— START OF SUPPLIED DATA —

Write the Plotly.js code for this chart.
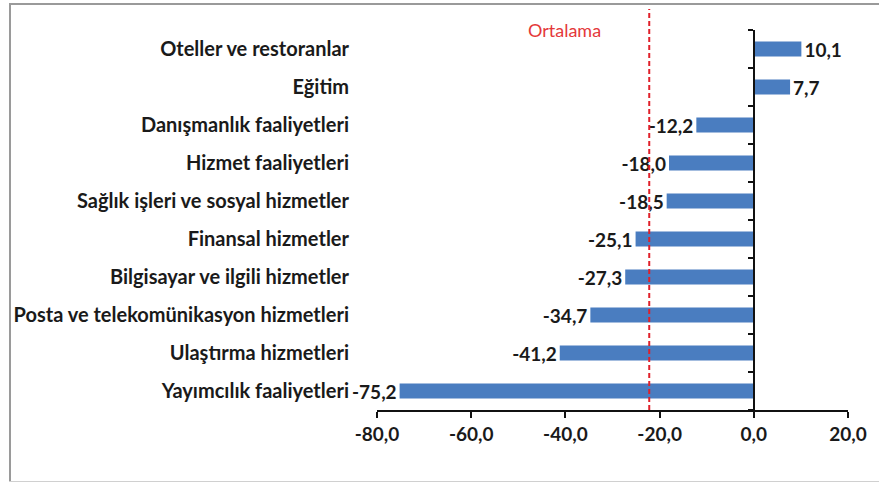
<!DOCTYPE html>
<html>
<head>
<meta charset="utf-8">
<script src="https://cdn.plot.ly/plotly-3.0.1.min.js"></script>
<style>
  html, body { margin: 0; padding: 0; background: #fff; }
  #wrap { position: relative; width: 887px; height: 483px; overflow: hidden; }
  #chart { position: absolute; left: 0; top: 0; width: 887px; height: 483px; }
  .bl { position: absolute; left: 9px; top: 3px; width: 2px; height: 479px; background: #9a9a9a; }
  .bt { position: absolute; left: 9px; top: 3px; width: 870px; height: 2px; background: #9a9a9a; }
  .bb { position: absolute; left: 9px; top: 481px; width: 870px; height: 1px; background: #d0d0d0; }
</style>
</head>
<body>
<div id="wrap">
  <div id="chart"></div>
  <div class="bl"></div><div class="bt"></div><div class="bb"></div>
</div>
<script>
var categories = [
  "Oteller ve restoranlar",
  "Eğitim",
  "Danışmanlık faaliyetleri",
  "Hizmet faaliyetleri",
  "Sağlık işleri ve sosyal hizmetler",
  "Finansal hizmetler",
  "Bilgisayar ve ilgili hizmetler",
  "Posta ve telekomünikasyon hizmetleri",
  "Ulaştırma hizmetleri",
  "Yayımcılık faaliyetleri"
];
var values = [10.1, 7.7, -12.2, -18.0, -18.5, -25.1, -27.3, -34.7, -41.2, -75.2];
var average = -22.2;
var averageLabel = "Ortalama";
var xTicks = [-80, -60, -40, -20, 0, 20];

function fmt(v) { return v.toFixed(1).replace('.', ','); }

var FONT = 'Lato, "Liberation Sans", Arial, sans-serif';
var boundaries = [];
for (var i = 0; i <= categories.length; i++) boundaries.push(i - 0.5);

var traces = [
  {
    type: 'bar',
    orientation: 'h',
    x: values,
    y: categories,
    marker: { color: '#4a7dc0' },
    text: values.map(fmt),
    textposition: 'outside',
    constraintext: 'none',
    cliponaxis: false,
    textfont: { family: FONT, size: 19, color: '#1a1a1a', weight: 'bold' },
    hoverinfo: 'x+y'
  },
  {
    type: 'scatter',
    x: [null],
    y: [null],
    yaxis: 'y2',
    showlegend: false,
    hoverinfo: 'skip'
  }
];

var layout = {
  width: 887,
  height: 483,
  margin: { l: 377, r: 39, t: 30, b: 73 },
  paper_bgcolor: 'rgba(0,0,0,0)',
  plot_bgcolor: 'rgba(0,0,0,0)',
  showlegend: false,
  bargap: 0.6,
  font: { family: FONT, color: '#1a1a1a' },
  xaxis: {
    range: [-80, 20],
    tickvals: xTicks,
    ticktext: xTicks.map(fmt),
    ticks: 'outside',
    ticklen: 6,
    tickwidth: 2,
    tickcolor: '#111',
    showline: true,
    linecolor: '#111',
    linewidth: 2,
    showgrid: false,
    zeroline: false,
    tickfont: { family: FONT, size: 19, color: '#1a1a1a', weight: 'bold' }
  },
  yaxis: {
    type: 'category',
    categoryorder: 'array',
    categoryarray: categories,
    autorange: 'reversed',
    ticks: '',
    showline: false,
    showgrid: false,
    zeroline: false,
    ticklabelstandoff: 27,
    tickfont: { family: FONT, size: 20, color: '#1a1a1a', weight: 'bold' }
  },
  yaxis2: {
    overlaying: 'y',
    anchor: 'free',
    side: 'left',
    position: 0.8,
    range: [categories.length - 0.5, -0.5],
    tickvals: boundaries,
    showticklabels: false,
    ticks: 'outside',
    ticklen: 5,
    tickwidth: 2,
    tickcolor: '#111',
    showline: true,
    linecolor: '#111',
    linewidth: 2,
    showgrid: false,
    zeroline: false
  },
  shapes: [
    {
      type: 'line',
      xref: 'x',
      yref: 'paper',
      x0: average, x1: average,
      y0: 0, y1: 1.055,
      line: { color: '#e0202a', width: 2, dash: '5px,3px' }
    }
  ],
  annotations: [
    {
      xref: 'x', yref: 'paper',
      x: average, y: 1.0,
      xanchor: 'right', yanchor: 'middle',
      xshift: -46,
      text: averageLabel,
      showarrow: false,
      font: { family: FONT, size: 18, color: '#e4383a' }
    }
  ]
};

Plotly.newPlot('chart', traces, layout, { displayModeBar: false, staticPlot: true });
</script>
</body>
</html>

— END OF SUPPLIED DATA —

WORK REQUIRED: Copy each line in full and exactly, omitting any picture.

TASK RESPONSE:
Write the Plotly.js code for this chart.
<!DOCTYPE html>
<html>
<head>
<meta charset="utf-8">
<script src="https://cdn.plot.ly/plotly-3.0.1.min.js"></script>
<style>
  html, body { margin: 0; padding: 0; background: #fff; }
  #wrap { position: relative; width: 887px; height: 483px; overflow: hidden; }
  #chart { position: absolute; left: 0; top: 0; width: 887px; height: 483px; }
  .bl { position: absolute; left: 9px; top: 3px; width: 2px; height: 479px; background: #9a9a9a; }
  .bt { position: absolute; left: 9px; top: 3px; width: 870px; height: 2px; background: #9a9a9a; }
  .bb { position: absolute; left: 9px; top: 481px; width: 870px; height: 1px; background: #d0d0d0; }
</style>
</head>
<body>
<div id="wrap">
  <div id="chart"></div>
  <div class="bl"></div><div class="bt"></div><div class="bb"></div>
</div>
<script>
var categories = [
  "Oteller ve restoranlar",
  "Eğitim",
  "Danışmanlık faaliyetleri",
  "Hizmet faaliyetleri",
  "Sağlık işleri ve sosyal hizmetler",
  "Finansal hizmetler",
  "Bilgisayar ve ilgili hizmetler",
  "Posta ve telekomünikasyon hizmetleri",
  "Ulaştırma hizmetleri",
  "Yayımcılık faaliyetleri"
];
var values = [10.1, 7.7, -12.2, -18.0, -18.5, -25.1, -27.3, -34.7, -41.2, -75.2];
var average = -22.2;
var averageLabel = "Ortalama";
var xTicks = [-80, -60, -40, -20, 0, 20];

function fmt(v) { return v.toFixed(1).replace('.', ','); }

var FONT = 'Lato, "Liberation Sans", Arial, sans-serif';
var boundaries = [];
for (var i = 0; i <= categories.length; i++) boundaries.push(i - 0.5);

var traces = [
  {
    type: 'bar',
    orientation: 'h',
    x: values,
    y: categories,
    marker: { color: '#4a7dc0' },
    text: values.map(fmt),
    textposition: 'outside',
    constraintext: 'none',
    cliponaxis: false,
    textfont: { family: FONT, size: 19, color: '#1a1a1a', weight: 'bold' },
    hoverinfo: 'x+y'
  },
  {
    type: 'scatter',
    x: [null],
    y: [null],
    yaxis: 'y2',
    showlegend: false,
    hoverinfo: 'skip'
  }
];

var layout = {
  width: 887,
  height: 483,
  margin: { l: 377, r: 39, t: 30, b: 73 },
  paper_bgcolor: 'rgba(0,0,0,0)',
  plot_bgcolor: 'rgba(0,0,0,0)',
  showlegend: false,
  bargap: 0.6,
  font: { family: FONT, color: '#1a1a1a' },
  xaxis: {
    range: [-80, 20],
    tickvals: xTicks,
    ticktext: xTicks.map(fmt),
    ticks: 'outside',
    ticklen: 6,
    tickwidth: 2,
    tickcolor: '#111',
    showline: true,
    linecolor: '#111',
    linewidth: 2,
    showgrid: false,
    zeroline: false,
    tickfont: { family: FONT, size: 19, color: '#1a1a1a', weight: 'bold' }
  },
  yaxis: {
    type: 'category',
    categoryorder: 'array',
    categoryarray: categories,
    autorange: 'reversed',
    ticks: '',
    showline: false,
    showgrid: false,
    zeroline: false,
    ticklabelstandoff: 27,
    tickfont: { family: FONT, size: 20, color: '#1a1a1a', weight: 'bold' }
  },
  yaxis2: {
    overlaying: 'y',
    anchor: 'free',
    side: 'left',
    position: 0.8,
    range: [categories.length - 0.5, -0.5],
    tickvals: boundaries,
    showticklabels: false,
    ticks: 'outside',
    ticklen: 5,
    tickwidth: 2,
    tickcolor: '#111',
    showline: true,
    linecolor: '#111',
    linewidth: 2,
    showgrid: false,
    zeroline: false
  },
  shapes: [
    {
      type: 'line',
      xref: 'x',
      yref: 'paper',
      x0: average, x1: average,
      y0: 0, y1: 1.055,
      line: { color: '#e0202a', width: 2, dash: '5px,3px' }
    }
  ],
  annotations: [
    {
      xref: 'x', yref: 'paper',
      x: average, y: 1.0,
      xanchor: 'right', yanchor: 'middle',
      xshift: -46,
      text: averageLabel,
      showarrow: false,
      font: { family: FONT, size: 18, color: '#e4383a' }
    }
  ]
};

Plotly.newPlot('chart', traces, layout, { displayModeBar: false, staticPlot: true });
</script>
</body>
</html>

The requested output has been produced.